JAKARTA, Cobisnis.com – Menteri ATR/BPN Nusron Wahid mengungkapkan nasib proyek strategis nasional (PSN) Tropical Coastland di Pantai Indah Kapuk (PIK) 2 yang digarap Agung Sedayu Group milik Sugianto Kusuma atau Aguan.
Sekadar informasi, proyek garapan Aguan tersebut terganjal masalah tata ruang. Dimana tata ruang proyek tersebut tidak sesuai dengan rencana pembangunan.
Nusron mengaku, belum dapat melakukan tindak lanjut terhadap proyek tersebut. Sebab, hingga saat ini pemerintah daerah belum mengajukan perubahan rencana tata ruang wilayah (RTRW).
Selain itu, sambung Nusron, dari pihak PT Pantai Indah Kapuk Dua Tbk (PANI) emiten properti kongsi Agung Sedayu Group dan Salim Group juga belum mengajukan permohonan rekomendasi Kesesuaian Kegiatan Pemanfaatan Ruang (KKPR) ke Kementerian ATR/BPN.
“Bagaimana kelanjutannya (PNS Tropical Coastland di PIK 2)? Belum ada kelanjutan, gimana saya mau menjawab? Sampai hari ini pemda juga belum mengajukan perubahan RTRW, si pelaku proyek pun belum mengajukan permohonan rekomendasi KKPR. Jadi ya kami tidak bisa menyatakan apa-apa,” katanya dalam media gathering catatan akhir 2024 di kantor Kementerian ATR/BPN, Jakarta, Selasa, 31 Desember.
Menurut Nusron, masalah tersebut sebenarnya bisa diselesaikan. Dia bilang Pemda harus mengajukan perubahan RTRW provinsi dan RTRW kabupaten/kota sesuai dengan persetujuan substansi dari Kementerian ATR/BPN.
“Namun perubahan RTRW tersebut harus mendapatkan persertujuan substansi dari Kenenterian ATR/BPN. Kalau dia tidak menganjukan perubahan RTRW, maka yang bersangkutan harus meminta rekomendasi KKPR. Kepada siapa? Menteri ATR/BPN,” jelasnya.
Selain itu, Nusron mengatakan, lahan proyek Tropical Coastland di PIK 2 ini juga beririsan dengan wilayah hutan lindung.
Dia bilang, dari luas 1.755 hektare (ha), 1.500 ha lahan tersebut adalah hutan lindung.
Nursron mengatakan, terdapat dua langkah yang dapat dilakukan untuk memanfaatkan hutan lindung sebagai areal penggunaan lain (APL).

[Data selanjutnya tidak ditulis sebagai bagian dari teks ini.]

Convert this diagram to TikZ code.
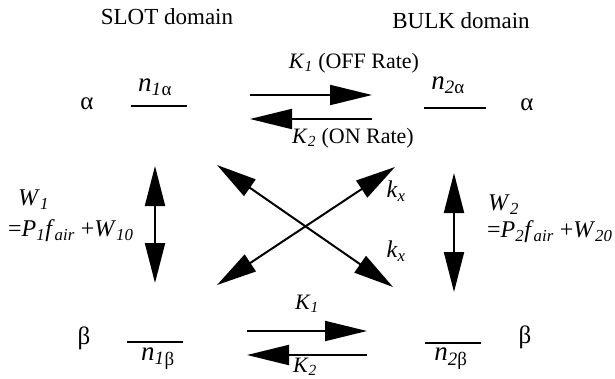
\documentclass[tikz,border=0pt]{standalone}
\usepackage{fontspec}
\setmainfont{Liberation Serif}
\usetikzlibrary{arrows.meta}
\newcommand{\sbi}[1]{\textsubscript{\itshape #1}}
\begin{document}
\begin{tikzpicture}[x=1pt,y=-1pt,
  lbl/.style={inner sep=0pt, font=\fontsize{22}{26}\selectfont},
  eqn/.style={inner sep=0pt, font=\fontsize{24}{28}\selectfont},
  lev/.style={inner sep=0pt, font=\fontsize{27}{30}\selectfont},
  grk/.style={inner sep=0pt, font=\fontsize{25}{28}\selectfont},
  big/.style={inner sep=0pt, font=\fontsize{23}{27}\selectfont},
  lvl/.style={line width=2.6pt},
  arr/.style={line width=2pt, -{Triangle[length=42pt,width=20pt]}},
  darr/.style={line width=2pt, {Triangle[length=40pt,width=20pt]}-{Triangle[length=40pt,width=20pt]}}]
\useasboundingbox (0,0) rectangle (615,378);

\node[big] (slot) at (167,17) {SLOT domain};
\node[big] (bulk) at (461,21) {BULK domain};

% alpha level
\node[grk] (al) at (87,104) {α};
\node[grk] (ar) at (527,105) {α};
\node[lev] (n1a) at (155,87) {\textit{n}\sbi{1}\textsubscript{α}};
\node[lev] (n2a) at (448,85) {\textit{n}\textsubscript{\textit{2}α}};
\coordinate (n1aL) at (131,106); \coordinate (n1aR) at (187,106);
\coordinate (n2aL) at (424,108); \coordinate (n2aR) at (486,108);
\draw[lvl] (n1aL) -- (n1aR);
\draw[lvl] (n2aL) -- (n2aR);

\node[lbl] (k1t) at (354,63) {\textit{K}\sbi{1} (OFF Rate)};
\node[lbl] (k2t) at (353,138) {\textit{K}\sbi{2} (ON Rate)};
\coordinate (ta1) at (250,95); \coordinate (ta2) at (372,95);
\coordinate (tb1) at (372,119); \coordinate (tb2) at (250,119);
\draw[arr] (ta1) -- (ta2);
\draw[arr] (tb1) -- (tb2);

% vertical transitions
\coordinate (lv1) at (155,166); \coordinate (lv2) at (155,283);
\coordinate (rv1) at (454,173); \coordinate (rv2) at (454,292);
\draw[darr] (lv1) -- (lv2);
\draw[darr] (rv1) -- (rv2);
\node[eqn, anchor=west] (w1) at (18,200) {\textit{W}\sbi{1}};
\node[eqn, anchor=west] (e1) at (8,231) {=\textit{P}\sbi{1}\textit{f}\sbi{air} +\textit{W}\sbi{10}};
\node[eqn, anchor=west] (w2) at (488,205) {\textit{W}\sbi{2}};
\node[eqn, anchor=west] (e2) at (487,232) {=\textit{P}\sbi{2}\textit{f}\sbi{air} +\textit{W}\sbi{20}};

% cross transitions
\coordinate (x1) at (217,165); \coordinate (x2) at (393,287);
\coordinate (x3) at (395,167); \coordinate (x4) at (217,285);
\draw[darr] (x1) -- (x2);
\draw[darr] (x3) -- (x4);
\node[eqn] (kx1) at (396,191) {\textit{k}\sbi{x}};
\node[eqn] (kx2) at (396,251) {\textit{k}\sbi{x}};

% beta level
\node[grk] (bl) at (84,338) {β};
\node[grk] (br) at (525,337) {β};
\coordinate (n1bL) at (127,342); \coordinate (n1bR) at (183,342);
\coordinate (n2bL) at (425,343); \coordinate (n2bR) at (481,343);
\draw[lvl] (n1bL) -- (n1bR);
\draw[lvl] (n2bL) -- (n2bR);
\node[lev] (n1b) at (158,359) {\textit{n}\sbi{1}\textsubscript{β}};
\node[lev] (n2b) at (451,359) {\textit{n}\textsubscript{\textit{2}β}};

\node[lbl] (k1b) at (307,304) {\textit{K}\sbi{1}};
\node[lbl] (k2b) at (305,367) {\textit{K}\sbi{2}};
\coordinate (ba1) at (247,331); \coordinate (ba2) at (367,331);
\coordinate (bb1) at (367,355); \coordinate (bb2) at (247,355);
\draw[arr] (ba1) -- (ba2);
\draw[arr] (bb1) -- (bb2);
\end{tikzpicture}
\end{document}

Pertama, menurunkan status hutan lindung menjadi hutan konversi terlebih dahulu.
Lalu, sambung Nusron, yang kedua adalah mengubah hutan konveksi menjadi APL agar bisa digarap.
“Biasanya pelepasan hutan dari hutan konversi menjadi APL tidak sama. Jadi mereka harus menyiapkan dua kali lepas lahannya,” katanya.